_SOURCE EXCERPT:_
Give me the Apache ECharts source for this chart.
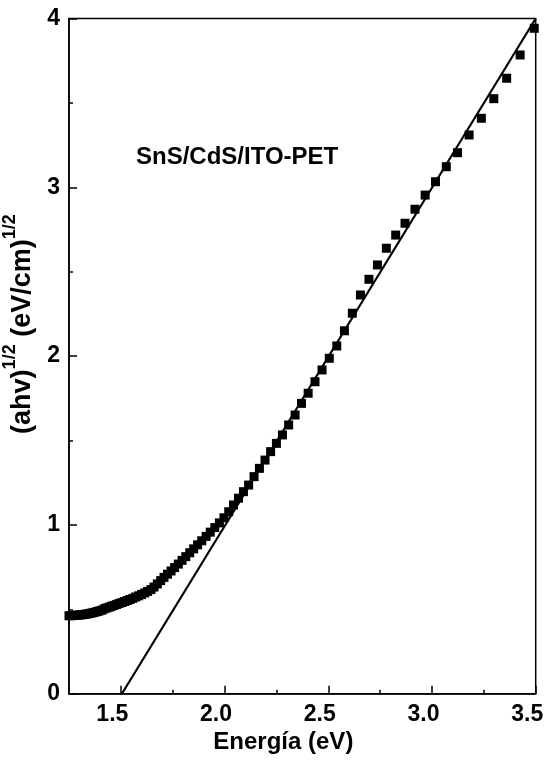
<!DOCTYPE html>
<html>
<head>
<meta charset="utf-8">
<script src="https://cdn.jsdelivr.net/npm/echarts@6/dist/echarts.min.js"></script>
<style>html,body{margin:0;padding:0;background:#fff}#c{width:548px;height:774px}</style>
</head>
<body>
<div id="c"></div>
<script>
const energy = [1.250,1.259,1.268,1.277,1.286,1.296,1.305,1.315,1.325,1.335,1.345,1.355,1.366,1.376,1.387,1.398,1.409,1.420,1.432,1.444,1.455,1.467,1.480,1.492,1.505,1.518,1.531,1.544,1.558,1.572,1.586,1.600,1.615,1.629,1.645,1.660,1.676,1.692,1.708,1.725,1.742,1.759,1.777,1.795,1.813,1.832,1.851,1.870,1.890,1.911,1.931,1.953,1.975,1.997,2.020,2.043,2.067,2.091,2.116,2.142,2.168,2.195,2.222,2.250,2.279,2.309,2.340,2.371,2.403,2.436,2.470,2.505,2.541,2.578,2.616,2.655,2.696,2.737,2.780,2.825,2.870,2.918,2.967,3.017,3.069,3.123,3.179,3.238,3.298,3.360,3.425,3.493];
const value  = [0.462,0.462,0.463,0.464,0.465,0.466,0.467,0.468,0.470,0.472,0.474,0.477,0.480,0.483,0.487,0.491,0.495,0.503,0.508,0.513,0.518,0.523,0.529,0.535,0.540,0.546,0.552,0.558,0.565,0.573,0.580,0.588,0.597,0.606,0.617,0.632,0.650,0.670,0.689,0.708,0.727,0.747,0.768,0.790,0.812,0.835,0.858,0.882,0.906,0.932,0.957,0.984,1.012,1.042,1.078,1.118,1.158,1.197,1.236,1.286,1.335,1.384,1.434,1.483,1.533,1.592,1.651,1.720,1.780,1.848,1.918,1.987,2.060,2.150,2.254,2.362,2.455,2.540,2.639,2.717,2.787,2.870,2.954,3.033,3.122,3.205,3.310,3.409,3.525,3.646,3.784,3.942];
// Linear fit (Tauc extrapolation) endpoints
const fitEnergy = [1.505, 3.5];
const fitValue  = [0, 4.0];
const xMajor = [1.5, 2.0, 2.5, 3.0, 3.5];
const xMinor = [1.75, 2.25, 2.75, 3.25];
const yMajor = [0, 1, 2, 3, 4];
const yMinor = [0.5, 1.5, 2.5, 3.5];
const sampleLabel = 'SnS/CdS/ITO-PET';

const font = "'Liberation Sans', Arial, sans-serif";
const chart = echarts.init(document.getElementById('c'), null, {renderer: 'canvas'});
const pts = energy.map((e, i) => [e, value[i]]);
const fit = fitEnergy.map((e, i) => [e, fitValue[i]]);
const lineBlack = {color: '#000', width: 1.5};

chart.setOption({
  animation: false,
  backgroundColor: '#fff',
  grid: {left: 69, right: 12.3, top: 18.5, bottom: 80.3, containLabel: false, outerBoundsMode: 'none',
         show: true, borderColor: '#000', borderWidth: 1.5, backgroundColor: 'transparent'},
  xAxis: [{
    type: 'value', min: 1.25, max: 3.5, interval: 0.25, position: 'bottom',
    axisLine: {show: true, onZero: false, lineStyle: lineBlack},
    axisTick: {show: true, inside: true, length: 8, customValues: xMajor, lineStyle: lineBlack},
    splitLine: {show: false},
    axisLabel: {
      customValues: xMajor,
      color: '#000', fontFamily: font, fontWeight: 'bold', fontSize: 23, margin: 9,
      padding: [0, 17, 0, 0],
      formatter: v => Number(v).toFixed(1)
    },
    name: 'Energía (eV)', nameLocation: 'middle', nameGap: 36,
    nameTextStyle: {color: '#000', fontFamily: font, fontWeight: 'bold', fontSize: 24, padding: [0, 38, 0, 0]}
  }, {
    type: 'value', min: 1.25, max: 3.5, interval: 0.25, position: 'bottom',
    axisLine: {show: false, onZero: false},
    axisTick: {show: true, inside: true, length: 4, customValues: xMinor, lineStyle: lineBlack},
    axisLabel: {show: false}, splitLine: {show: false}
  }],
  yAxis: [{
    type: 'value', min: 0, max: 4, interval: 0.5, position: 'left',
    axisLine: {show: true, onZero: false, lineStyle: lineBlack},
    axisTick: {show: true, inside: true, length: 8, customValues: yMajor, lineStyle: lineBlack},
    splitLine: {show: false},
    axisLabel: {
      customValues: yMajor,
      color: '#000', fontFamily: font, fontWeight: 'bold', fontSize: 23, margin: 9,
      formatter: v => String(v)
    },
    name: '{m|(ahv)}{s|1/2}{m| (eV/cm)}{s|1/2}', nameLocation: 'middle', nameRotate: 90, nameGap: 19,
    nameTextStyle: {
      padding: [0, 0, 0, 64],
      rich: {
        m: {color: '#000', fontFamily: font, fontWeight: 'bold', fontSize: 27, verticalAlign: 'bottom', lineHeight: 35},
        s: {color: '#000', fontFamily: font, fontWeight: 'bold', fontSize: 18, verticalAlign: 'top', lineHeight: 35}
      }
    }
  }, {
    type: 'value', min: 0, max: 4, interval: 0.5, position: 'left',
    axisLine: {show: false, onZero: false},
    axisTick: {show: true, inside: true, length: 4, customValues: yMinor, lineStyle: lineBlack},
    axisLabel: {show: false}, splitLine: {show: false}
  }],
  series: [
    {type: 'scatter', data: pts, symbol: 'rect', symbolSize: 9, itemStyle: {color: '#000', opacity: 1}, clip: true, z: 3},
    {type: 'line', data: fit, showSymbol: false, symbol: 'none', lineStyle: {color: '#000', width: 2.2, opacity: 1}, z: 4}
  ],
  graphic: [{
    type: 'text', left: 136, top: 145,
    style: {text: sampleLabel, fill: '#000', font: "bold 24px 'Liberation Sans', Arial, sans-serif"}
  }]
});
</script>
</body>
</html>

_SET TASK:_
Copy out all of the material exactly as written, without its pictures.

_SOLVED PROBLEM:_
Give me the Apache ECharts source for this chart.
<!DOCTYPE html>
<html>
<head>
<meta charset="utf-8">
<script src="https://cdn.jsdelivr.net/npm/echarts@6/dist/echarts.min.js"></script>
<style>html,body{margin:0;padding:0;background:#fff}#c{width:548px;height:774px}</style>
</head>
<body>
<div id="c"></div>
<script>
const energy = [1.250,1.259,1.268,1.277,1.286,1.296,1.305,1.315,1.325,1.335,1.345,1.355,1.366,1.376,1.387,1.398,1.409,1.420,1.432,1.444,1.455,1.467,1.480,1.492,1.505,1.518,1.531,1.544,1.558,1.572,1.586,1.600,1.615,1.629,1.645,1.660,1.676,1.692,1.708,1.725,1.742,1.759,1.777,1.795,1.813,1.832,1.851,1.870,1.890,1.911,1.931,1.953,1.975,1.997,2.020,2.043,2.067,2.091,2.116,2.142,2.168,2.195,2.222,2.250,2.279,2.309,2.340,2.371,2.403,2.436,2.470,2.505,2.541,2.578,2.616,2.655,2.696,2.737,2.780,2.825,2.870,2.918,2.967,3.017,3.069,3.123,3.179,3.238,3.298,3.360,3.425,3.493];
const value  = [0.462,0.462,0.463,0.464,0.465,0.466,0.467,0.468,0.470,0.472,0.474,0.477,0.480,0.483,0.487,0.491,0.495,0.503,0.508,0.513,0.518,0.523,0.529,0.535,0.540,0.546,0.552,0.558,0.565,0.573,0.580,0.588,0.597,0.606,0.617,0.632,0.650,0.670,0.689,0.708,0.727,0.747,0.768,0.790,0.812,0.835,0.858,0.882,0.906,0.932,0.957,0.984,1.012,1.042,1.078,1.118,1.158,1.197,1.236,1.286,1.335,1.384,1.434,1.483,1.533,1.592,1.651,1.720,1.780,1.848,1.918,1.987,2.060,2.150,2.254,2.362,2.455,2.540,2.639,2.717,2.787,2.870,2.954,3.033,3.122,3.205,3.310,3.409,3.525,3.646,3.784,3.942];
// Linear fit (Tauc extrapolation) endpoints
const fitEnergy = [1.505, 3.5];
const fitValue  = [0, 4.0];
const xMajor = [1.5, 2.0, 2.5, 3.0, 3.5];
const xMinor = [1.75, 2.25, 2.75, 3.25];
const yMajor = [0, 1, 2, 3, 4];
const yMinor = [0.5, 1.5, 2.5, 3.5];
const sampleLabel = 'SnS/CdS/ITO-PET';

const font = "'Liberation Sans', Arial, sans-serif";
const chart = echarts.init(document.getElementById('c'), null, {renderer: 'canvas'});
const pts = energy.map((e, i) => [e, value[i]]);
const fit = fitEnergy.map((e, i) => [e, fitValue[i]]);
const lineBlack = {color: '#000', width: 1.5};

chart.setOption({
  animation: false,
  backgroundColor: '#fff',
  grid: {left: 69, right: 12.3, top: 18.5, bottom: 80.3, containLabel: false, outerBoundsMode: 'none',
         show: true, borderColor: '#000', borderWidth: 1.5, backgroundColor: 'transparent'},
  xAxis: [{
    type: 'value', min: 1.25, max: 3.5, interval: 0.25, position: 'bottom',
    axisLine: {show: true, onZero: false, lineStyle: lineBlack},
    axisTick: {show: true, inside: true, length: 8, customValues: xMajor, lineStyle: lineBlack},
    splitLine: {show: false},
    axisLabel: {
      customValues: xMajor,
      color: '#000', fontFamily: font, fontWeight: 'bold', fontSize: 23, margin: 9,
      padding: [0, 17, 0, 0],
      formatter: v => Number(v).toFixed(1)
    },
    name: 'Energía (eV)', nameLocation: 'middle', nameGap: 36,
    nameTextStyle: {color: '#000', fontFamily: font, fontWeight: 'bold', fontSize: 24, padding: [0, 38, 0, 0]}
  }, {
    type: 'value', min: 1.25, max: 3.5, interval: 0.25, position: 'bottom',
    axisLine: {show: false, onZero: false},
    axisTick: {show: true, inside: true, length: 4, customValues: xMinor, lineStyle: lineBlack},
    axisLabel: {show: false}, splitLine: {show: false}
  }],
  yAxis: [{
    type: 'value', min: 0, max: 4, interval: 0.5, position: 'left',
    axisLine: {show: true, onZero: false, lineStyle: lineBlack},
    axisTick: {show: true, inside: true, length: 8, customValues: yMajor, lineStyle: lineBlack},
    splitLine: {show: false},
    axisLabel: {
      customValues: yMajor,
      color: '#000', fontFamily: font, fontWeight: 'bold', fontSize: 23, margin: 9,
      formatter: v => String(v)
    },
    name: '{m|(ahv)}{s|1/2}{m| (eV/cm)}{s|1/2}', nameLocation: 'middle', nameRotate: 90, nameGap: 19,
    nameTextStyle: {
      padding: [0, 0, 0, 64],
      rich: {
        m: {color: '#000', fontFamily: font, fontWeight: 'bold', fontSize: 27, verticalAlign: 'bottom', lineHeight: 35},
        s: {color: '#000', fontFamily: font, fontWeight: 'bold', fontSize: 18, verticalAlign: 'top', lineHeight: 35}
      }
    }
  }, {
    type: 'value', min: 0, max: 4, interval: 0.5, position: 'left',
    axisLine: {show: false, onZero: false},
    axisTick: {show: true, inside: true, length: 4, customValues: yMinor, lineStyle: lineBlack},
    axisLabel: {show: false}, splitLine: {show: false}
  }],
  series: [
    {type: 'scatter', data: pts, symbol: 'rect', symbolSize: 9, itemStyle: {color: '#000', opacity: 1}, clip: true, z: 3},
    {type: 'line', data: fit, showSymbol: false, symbol: 'none', lineStyle: {color: '#000', width: 2.2, opacity: 1}, z: 4}
  ],
  graphic: [{
    type: 'text', left: 136, top: 145,
    style: {text: sampleLabel, fill: '#000', font: "bold 24px 'Liberation Sans', Arial, sans-serif"}
  }]
});
</script>
</body>
</html>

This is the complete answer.